Piano Sonata in A minor, D 537 (Schubert)

The Piano Sonata in A minor, D 537, of Franz Schubert is a sonata for solo piano, composed in March 1817.

Music

The sonata has three movements:

  1. Allegro ma non troppo (A minor)
  2. Allegretto quasi andantino (E major)
  3. Allegro vivace (A minor)

I. Allegro ma non troppo

The first movement is in sonata form. The exposition modulates to the submediant, F major, rather than to the usual mediant, C major. The recapitulation begins in the subdominant, D minor, and most of the recapitulation's second group is in A major before a short coda returns to the minor mode for the movement's ending.

II. Allegretto quasi andantino

The second movement is a five-part rondo with an unconventional key scheme as follows:

A (E major) → B (C major) → A (F major) → C (D minor) → A (E major)

Schubert also composes brief transitions at the ends of each episode—that between the B section and the medial A section features a small amount of the B section's material in F major (the medial A section's key), while that between the C section and the final A section modulates from the C section's D minor up a tone to E minor, and then sits on its dominant for a few measures before the return to the movement's tonic key with the final A section. The movement ends with a short coda that is completely diatonic.

III. Allegro vivace

The third movement is in sonata form without a development. The exposition begins with A minor and modulates to E major. The recapitulation begins in E minor and moves to A major, in which the movement ends.[1]

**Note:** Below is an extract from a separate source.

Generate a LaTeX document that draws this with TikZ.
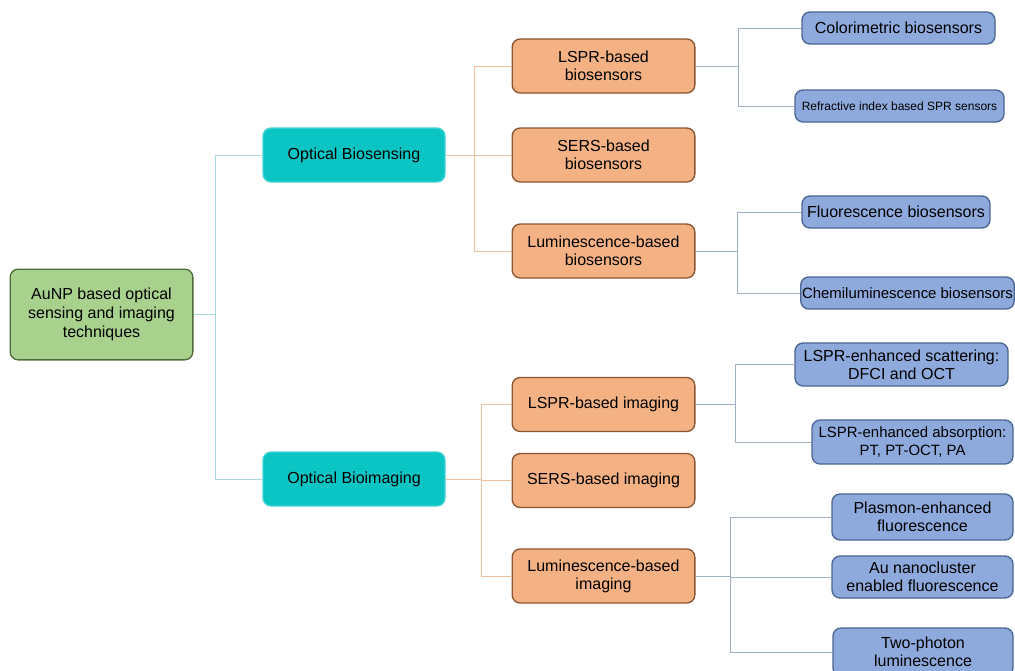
\documentclass[tikz,border=0pt]{standalone}
\usepackage{fontspec}
\setmainfont{Liberation Sans}
\usetikzlibrary{positioning}

\definecolor{rootgreen}{HTML}{A9D18E}
\definecolor{rootedge}{HTML}{4F6B3A}
\definecolor{groupcyan}{HTML}{0BC4C4}
\definecolor{groupedge}{HTML}{45D4D4}
\definecolor{methodorange}{HTML}{F4B183}
\definecolor{methodedge}{HTML}{8A5530}
\definecolor{leafblue}{HTML}{8EA9DB}
\definecolor{leafedge}{HTML}{4A6590}
\definecolor{rootlink}{HTML}{A9D6DB}
\definecolor{grouplink}{HTML}{F1C09C}
\definecolor{leaflink}{HTML}{A0AEC6}

\begin{document}
\begin{tikzpicture}[x=0.75pt,y=-0.75pt,
                    box/.style={draw, rounded corners=6pt, line width=1pt,
                    align=center, inner sep=1pt,
                    font=\fontsize{12}{13.5}\selectfont},
                    rootbox/.style={box, fill=rootgreen, draw=rootedge,
                    minimum width=137pt, minimum height=68pt,
                    font=\fontsize{12}{14}\selectfont},
                    groupbox/.style={box, fill=groupcyan, draw=groupedge,
                    minimum width=136.5pt, minimum height=40.5pt},
                    methodbox/.style={box, fill=methodorange, draw=methodedge,
                    minimum width=137pt, minimum height=40.5pt},
                    leafbox/.style={box, fill=leafblue, draw=leafedge,
                    minimum height=24pt},
                    link/.style={line width=0.7pt}]
  \useasboundingbox (0,0) rectangle (1015,671);
  \clip (0,0) rectangle (1015,671);

  \node[rootbox] (root) at (101.5,314.5) {AuNP based optical\\sensing and imaging\\techniques};
  \node[groupbox] (sensing) at (354,155) {Optical Biosensing};
  \node[groupbox] (imaging) at (354,479) {Optical Bioimaging};

  \node[methodbox] (lsprbio) at (603.5,66) {LSPR-based\\biosensors};
  \node[methodbox] (sersbio) at (603.5,155) {SERS-based\\biosensors};
  \node[methodbox] (luminbio) at (603.5,251) {Luminescence-based\\biosensors};
  \node[methodbox] (lsprimg) at (603.5,404.5) {LSPR-based imaging};
  \node[methodbox] (sersimg) at (603.5,480.5) {SERS-based imaging};
  \node[methodbox] (luminimg) at (603.5,576) {Luminescence-based\\imaging};

  \node[leafbox, minimum width=144.75pt] (colori) at (898.5,28) {Colorimetric biosensors};
  \node[leafbox, minimum width=156.75pt, font=\fontsize{9}{10}\selectfont]
    (refract) at (899.5,106) {Refractive index based SPR sensors};
  \node[leafbox, minimum width=141pt] (fluobio) at (896,212) {Fluorescence biosensors};
  \node[leafbox, minimum width=158.25pt, font=\fontsize{11.2}{13}\selectfont]
    (chemibio) at (907.5,293) {Chemiluminescence biosensors};
  \node[leafbox, minimum width=159.75pt, minimum height=32.25pt]
    (scatter) at (901.5,364.5) {LSPR-enhanced scattering:\\DFCI and OCT};
  \node[leafbox, minimum width=150.75pt, minimum height=33pt, font=\fontsize{11.2}{13.5}\selectfont]
    (absorb) at (912.5,442) {LSPR-enhanced absorption:\\PT, PT-OCT, PA};
  \node[leafbox, minimum width=135.75pt, minimum height=34.5pt]
    (plasmon) at (922.5,517) {Plasmon-enhanced\\fluorescence};
  \node[leafbox, minimum width=135.75pt, minimum height=31.5pt]
    (cluster) at (922.5,577) {Au nanocluster\\enabled fluorescence};
  \node[leafbox, minimum width=135pt, minimum height=36pt]
    (twophoton) at (923,652) {Two-photon\\luminescence};

  \coordinate (rootfork) at (215,314.5);
  \coordinate (sensefork) at (474,155);
  \coordinate (imagefork) at (481,479);
  \coordinate (lsprbiofork) at (738,66);
  \coordinate (luminbiofork) at (737,251);
  \coordinate (lsprimgfork) at (735,404.5);
  \coordinate (luminimgfork) at (730,576);

  \draw[link, rootlink] (root.east) -- (rootfork) |- (sensing.west);
  \draw[link, rootlink] (rootfork) |- (imaging.west);

  \draw[link, grouplink] (sensing.east) -- (sensefork);
  \foreach \meth in {lsprbio,sersbio,luminbio}
    \draw[link, grouplink] (sensefork) |- (\meth.west);
  \draw[link, grouplink] (imaging.east) -- (imagefork);
  \foreach \meth in {lsprimg,sersimg,luminimg}
    \draw[link, grouplink] (imagefork) |- (\meth.west);

  \draw[link, leaflink] (lsprbio.east) -- (lsprbiofork) |- (colori.west);
  \draw[link, leaflink] (lsprbiofork) |- (refract.west);
  \draw[link, leaflink] (luminbio.east) -- (luminbiofork) |- (fluobio.west);
  \draw[link, leaflink] (luminbiofork) |- (chemibio.west);
  \draw[link, leaflink] (lsprimg.east) -- (lsprimgfork) |- (scatter.west);
  \draw[link, leaflink] (lsprimgfork) |- (absorb.west);
  \draw[link, leaflink] (luminimg.east) -- (luminimgfork) |- (plasmon.west);
  \draw[link, leaflink] (luminimgfork) |- (cluster.west);
  \draw[link, leaflink] (luminimgfork) |- (twophoton.west);
\end{tikzpicture}
\end{document}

The work takes approximately 25 minutes to perform.[2] Daniel Coren has summarised the nature of the recapitulation in the last movement of this sonata.[3] Harald Krebs has noted that Schubert reworked the opening of the second movement of the D. 537 sonata into the opening theme of the finale of the A major piano sonata, D. 959.[4]

The piano sonata is featured in the 1985 film adaptation of E. M. Forster's A Room with a View, as protagonist Lucy Honeychurch is practicing piano.

Notes

  1. ^ Newbould, Brian (1999). Schubert: The Music and the Man. University of California Press. p. 100. ISBN 9780520219571.
  2. ^ Oppitz, Gerhard (2017). "Piano Works (CD 7) | Alexander Street, part of Clarivate". search.alexanderstreet.com. Retrieved 2025-01-31.
  3. ^ Coren, Daniel (1974). "Ambiguity in Schubert's Recapitulations". The Musical Quarterly. LX (4): 568–582. doi:10.1093/mq/LX.4.568.
  4. ^ Krebs, Harald (Autumn 2003). "Review of Charles Fisk's Returning Cycles: Contexts for the Interpretation of Schubert's Impromptus and Last Sonatas". Music Theory Spectrum. 25 (2): 388–400. doi:10.1525/mts.2003.25.2.388.

References

  • Tirimo, Martino. Schubert: The Complete Piano Sonatas. Vienna: Wiener Urtext Edition, 1997.